Sony Bravia: This platform lives on Sony TVs and Blu-Ray players, but seems ready to be overtaken by GoogleTV. That’s smart, by the way, particularly if it can maintain some exclusivity, at least for the short term.
GoogleTV: $300 for GoogleTV seems like a stretch, given that Boxee can do so much more, and the Roku is a third of the price. Still, we are talking Google here, and after the app store opens up next year, the landscape could shift again. I expect Dish to integrate the GoogleTV technology into its next-generation set-top boxes, and expect at least one more TV vendor to join Sony by mid-next year. It is over-engineered for today’s low-cost hardware, and Moore’s law will make this the platform to beat. But not until late 2011 at the earliest.
AppleTV: Jobs and Ive (the creative genius behind Apple) missed the boat here, proving that Apple stills think of this space as a “hobby.” The inability to run custom apps, the lack of an app store, and the lack of 1080p support will cripple the long-term success of Apple in this market. Sure, the Apple faithful will buy them in droves, but like the first AppleTV, they will remain mostly unused in basements and bedrooms. Apple could own the entire chain, from phone to tablet to laptop and TV. But it’s got to “think different” if it wants to succeed here.

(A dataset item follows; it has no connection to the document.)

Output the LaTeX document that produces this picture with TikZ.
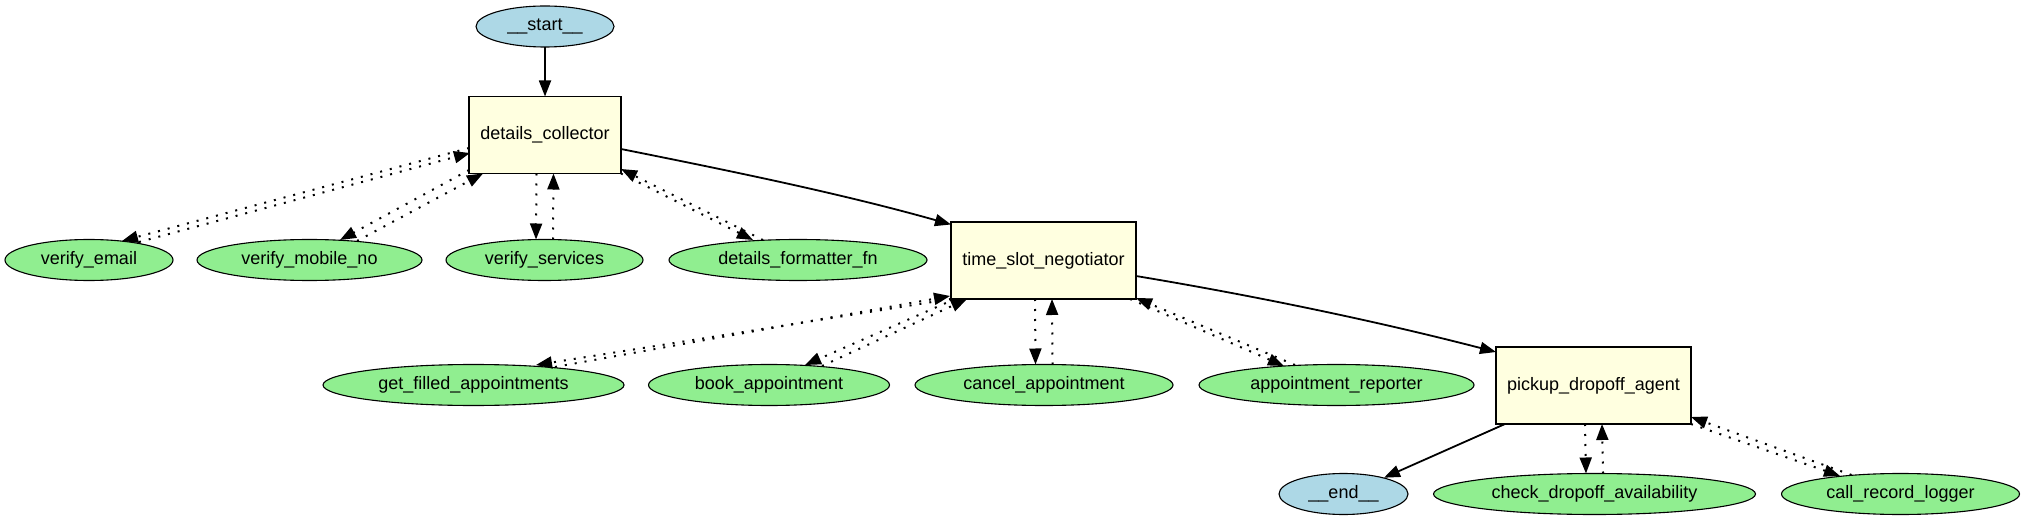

Popbox: It supposedly shipped in July, but the current version is buggy, limited and not ready for prime time. Its competitors are leaving it in the dust. Too bad for what once looked to be a promising platform.
Sezmi: I can’t figure these guys out. The company’s reliance on Over the Air technology makes it less of a pure-play over-the-top service, but the company at least can claim to want web content integrated in as well. I like the audacity of the vision, but since I haven’t tried one out yet, I can’t speak to their potential. They could either win big or go down in a huge flameball. I’ll be watching this one closely!